- **EXERCISE DETAILS**: Only the lines from the one containing "Write the matplotlib code for this chart." through the one containing "plt.rcParams['font.family'] = ['Liberation" are to be copied, exactly and with both ends kept.

- **Collected data**:
** start **
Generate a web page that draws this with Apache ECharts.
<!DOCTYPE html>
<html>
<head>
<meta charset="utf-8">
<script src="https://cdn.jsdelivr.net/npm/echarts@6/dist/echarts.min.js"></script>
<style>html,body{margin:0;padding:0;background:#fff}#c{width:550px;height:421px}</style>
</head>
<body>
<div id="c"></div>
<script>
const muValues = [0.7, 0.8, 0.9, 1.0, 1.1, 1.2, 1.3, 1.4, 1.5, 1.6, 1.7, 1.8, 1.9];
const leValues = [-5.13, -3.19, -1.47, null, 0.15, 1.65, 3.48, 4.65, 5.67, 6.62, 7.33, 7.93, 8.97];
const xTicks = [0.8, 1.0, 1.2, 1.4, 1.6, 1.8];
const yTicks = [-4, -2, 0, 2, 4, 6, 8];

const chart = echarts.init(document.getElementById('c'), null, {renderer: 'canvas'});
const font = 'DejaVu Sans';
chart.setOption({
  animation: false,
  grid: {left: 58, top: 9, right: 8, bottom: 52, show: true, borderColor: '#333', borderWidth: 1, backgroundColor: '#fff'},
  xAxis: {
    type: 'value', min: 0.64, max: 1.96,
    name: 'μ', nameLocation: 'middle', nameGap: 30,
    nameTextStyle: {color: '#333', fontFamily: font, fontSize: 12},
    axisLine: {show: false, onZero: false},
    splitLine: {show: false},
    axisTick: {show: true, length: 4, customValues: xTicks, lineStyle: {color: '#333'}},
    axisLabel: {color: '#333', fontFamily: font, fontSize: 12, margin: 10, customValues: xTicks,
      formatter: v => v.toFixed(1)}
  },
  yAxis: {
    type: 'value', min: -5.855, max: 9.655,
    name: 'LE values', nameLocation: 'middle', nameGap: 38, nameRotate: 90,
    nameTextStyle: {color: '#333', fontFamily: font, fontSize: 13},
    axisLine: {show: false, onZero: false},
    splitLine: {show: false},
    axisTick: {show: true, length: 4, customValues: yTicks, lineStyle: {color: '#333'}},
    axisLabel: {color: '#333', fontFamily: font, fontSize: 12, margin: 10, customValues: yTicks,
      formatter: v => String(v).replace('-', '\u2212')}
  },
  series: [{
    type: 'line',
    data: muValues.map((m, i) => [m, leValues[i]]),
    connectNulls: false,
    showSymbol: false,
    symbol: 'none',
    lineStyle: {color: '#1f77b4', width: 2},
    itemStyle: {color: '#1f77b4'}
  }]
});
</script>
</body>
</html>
** end **
** start **
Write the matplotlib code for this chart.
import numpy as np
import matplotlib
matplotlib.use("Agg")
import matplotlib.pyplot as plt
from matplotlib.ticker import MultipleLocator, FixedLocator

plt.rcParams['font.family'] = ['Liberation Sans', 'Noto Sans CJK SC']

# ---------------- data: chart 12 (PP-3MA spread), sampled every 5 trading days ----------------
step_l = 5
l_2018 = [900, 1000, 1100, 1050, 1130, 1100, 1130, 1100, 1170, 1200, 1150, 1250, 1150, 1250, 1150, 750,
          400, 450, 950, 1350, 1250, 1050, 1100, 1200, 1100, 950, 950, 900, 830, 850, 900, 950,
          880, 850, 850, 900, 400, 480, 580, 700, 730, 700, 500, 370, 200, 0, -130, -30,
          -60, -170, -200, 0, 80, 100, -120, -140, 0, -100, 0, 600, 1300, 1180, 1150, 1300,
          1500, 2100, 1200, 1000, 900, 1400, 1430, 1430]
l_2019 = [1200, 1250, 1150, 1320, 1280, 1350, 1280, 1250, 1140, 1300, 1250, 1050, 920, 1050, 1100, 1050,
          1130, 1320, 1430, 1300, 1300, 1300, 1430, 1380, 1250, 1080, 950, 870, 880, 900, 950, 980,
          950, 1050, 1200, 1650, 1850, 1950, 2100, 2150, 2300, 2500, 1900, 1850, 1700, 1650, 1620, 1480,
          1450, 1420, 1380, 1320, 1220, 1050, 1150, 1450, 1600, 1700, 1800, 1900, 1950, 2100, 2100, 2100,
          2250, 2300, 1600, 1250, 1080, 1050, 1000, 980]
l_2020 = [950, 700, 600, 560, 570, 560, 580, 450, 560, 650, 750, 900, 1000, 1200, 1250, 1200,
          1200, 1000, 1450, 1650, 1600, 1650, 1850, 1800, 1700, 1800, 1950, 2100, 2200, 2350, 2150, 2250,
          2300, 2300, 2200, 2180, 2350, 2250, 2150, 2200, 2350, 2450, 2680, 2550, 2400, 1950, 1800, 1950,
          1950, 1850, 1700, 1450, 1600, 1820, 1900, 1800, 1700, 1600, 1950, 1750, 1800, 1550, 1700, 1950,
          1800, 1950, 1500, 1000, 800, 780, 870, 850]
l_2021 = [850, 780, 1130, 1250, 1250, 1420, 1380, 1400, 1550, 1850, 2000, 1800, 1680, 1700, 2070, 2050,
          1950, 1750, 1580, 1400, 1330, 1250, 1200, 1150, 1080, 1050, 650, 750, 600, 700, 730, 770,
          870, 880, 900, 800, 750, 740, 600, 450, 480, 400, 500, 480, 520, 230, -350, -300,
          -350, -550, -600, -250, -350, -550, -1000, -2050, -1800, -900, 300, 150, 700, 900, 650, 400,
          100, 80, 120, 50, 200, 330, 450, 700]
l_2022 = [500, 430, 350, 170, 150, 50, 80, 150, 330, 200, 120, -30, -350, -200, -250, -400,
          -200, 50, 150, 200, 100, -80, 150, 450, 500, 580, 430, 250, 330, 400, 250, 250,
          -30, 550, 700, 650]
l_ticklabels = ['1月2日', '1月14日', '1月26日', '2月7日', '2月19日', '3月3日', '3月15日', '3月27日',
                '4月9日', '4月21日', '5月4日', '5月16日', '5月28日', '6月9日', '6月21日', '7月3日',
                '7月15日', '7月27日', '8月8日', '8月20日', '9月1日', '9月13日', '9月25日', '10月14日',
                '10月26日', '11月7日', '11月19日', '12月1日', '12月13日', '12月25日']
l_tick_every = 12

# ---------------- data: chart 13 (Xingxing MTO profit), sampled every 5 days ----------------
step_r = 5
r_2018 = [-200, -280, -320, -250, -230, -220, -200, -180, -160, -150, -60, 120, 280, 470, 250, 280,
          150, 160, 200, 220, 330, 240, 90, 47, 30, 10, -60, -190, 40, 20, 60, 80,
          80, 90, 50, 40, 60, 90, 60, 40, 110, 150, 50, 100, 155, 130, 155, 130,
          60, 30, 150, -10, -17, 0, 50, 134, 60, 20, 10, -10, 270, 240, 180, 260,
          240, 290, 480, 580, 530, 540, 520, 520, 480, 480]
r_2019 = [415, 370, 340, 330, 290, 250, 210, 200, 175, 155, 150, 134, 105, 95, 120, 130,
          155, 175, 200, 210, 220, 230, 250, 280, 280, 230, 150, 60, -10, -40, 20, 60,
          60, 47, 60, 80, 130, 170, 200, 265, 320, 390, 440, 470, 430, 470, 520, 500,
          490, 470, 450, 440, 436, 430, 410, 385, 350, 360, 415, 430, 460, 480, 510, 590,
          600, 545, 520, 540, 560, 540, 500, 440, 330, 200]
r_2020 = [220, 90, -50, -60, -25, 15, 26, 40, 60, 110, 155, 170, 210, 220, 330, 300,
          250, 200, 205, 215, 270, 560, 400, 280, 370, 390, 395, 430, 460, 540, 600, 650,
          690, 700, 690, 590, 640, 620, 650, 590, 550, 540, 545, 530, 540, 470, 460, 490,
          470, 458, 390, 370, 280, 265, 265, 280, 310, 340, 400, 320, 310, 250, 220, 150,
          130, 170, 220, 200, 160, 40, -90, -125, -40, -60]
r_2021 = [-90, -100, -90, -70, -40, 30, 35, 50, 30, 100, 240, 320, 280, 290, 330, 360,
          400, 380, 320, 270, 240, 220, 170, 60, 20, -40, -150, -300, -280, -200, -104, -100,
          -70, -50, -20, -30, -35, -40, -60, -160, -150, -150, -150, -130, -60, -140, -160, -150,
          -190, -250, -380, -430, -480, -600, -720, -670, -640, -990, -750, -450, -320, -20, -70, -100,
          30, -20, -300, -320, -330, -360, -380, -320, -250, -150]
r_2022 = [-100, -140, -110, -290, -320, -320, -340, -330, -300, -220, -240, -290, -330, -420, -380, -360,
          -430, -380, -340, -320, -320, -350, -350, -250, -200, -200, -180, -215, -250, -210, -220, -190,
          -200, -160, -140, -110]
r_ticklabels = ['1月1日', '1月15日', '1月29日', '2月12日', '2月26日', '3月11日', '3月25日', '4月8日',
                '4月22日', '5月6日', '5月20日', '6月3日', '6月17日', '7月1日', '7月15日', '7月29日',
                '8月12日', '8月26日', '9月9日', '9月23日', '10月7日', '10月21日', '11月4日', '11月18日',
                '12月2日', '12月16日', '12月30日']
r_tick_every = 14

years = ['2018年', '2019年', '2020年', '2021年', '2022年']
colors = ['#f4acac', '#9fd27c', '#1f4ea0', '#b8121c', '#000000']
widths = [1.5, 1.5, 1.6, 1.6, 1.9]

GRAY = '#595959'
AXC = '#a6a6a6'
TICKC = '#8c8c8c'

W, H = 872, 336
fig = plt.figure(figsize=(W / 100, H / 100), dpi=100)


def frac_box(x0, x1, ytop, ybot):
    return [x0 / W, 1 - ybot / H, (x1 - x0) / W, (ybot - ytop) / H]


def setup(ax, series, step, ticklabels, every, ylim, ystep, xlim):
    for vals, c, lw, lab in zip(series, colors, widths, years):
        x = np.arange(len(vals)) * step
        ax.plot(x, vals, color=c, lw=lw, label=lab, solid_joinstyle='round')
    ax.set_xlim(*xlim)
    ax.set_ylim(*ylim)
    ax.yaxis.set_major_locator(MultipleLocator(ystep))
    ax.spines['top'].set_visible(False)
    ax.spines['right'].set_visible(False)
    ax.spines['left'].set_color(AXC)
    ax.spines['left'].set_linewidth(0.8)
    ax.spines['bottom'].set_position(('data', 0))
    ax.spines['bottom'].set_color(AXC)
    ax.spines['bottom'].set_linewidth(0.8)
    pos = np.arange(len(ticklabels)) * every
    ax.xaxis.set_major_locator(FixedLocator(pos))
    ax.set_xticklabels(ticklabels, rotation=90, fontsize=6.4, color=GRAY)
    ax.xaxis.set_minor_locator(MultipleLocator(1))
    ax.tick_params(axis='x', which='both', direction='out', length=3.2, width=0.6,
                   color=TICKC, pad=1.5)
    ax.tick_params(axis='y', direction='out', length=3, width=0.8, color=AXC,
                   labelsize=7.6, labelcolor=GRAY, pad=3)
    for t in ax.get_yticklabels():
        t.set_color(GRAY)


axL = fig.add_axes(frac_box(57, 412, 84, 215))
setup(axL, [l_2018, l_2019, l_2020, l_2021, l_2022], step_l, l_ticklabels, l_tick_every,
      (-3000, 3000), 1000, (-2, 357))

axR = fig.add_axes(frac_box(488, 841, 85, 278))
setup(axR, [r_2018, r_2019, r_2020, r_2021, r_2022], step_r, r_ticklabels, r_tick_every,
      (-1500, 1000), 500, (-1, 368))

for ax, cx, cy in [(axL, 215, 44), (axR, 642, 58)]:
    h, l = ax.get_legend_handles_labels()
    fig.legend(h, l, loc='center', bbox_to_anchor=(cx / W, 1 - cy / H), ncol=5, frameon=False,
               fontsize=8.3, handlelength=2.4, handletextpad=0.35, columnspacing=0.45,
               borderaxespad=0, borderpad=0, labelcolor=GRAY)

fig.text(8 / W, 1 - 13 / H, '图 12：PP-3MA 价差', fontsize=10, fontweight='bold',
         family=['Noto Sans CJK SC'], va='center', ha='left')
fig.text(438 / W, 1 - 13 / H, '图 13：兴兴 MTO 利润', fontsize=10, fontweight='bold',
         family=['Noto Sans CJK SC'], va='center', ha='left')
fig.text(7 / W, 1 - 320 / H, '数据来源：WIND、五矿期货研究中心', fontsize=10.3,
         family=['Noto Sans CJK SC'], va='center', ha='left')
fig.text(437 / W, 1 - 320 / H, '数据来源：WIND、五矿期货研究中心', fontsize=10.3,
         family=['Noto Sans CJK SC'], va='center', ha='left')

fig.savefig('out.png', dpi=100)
** end **
- **ANSWER**:
Write the matplotlib code for this chart.
import numpy as np
import matplotlib
matplotlib.use("Agg")
import matplotlib.pyplot as plt
from matplotlib.ticker import MultipleLocator, FixedLocator

plt.rcParams['font.family'] = ['Liberation Sans', 'Noto Sans CJK SC']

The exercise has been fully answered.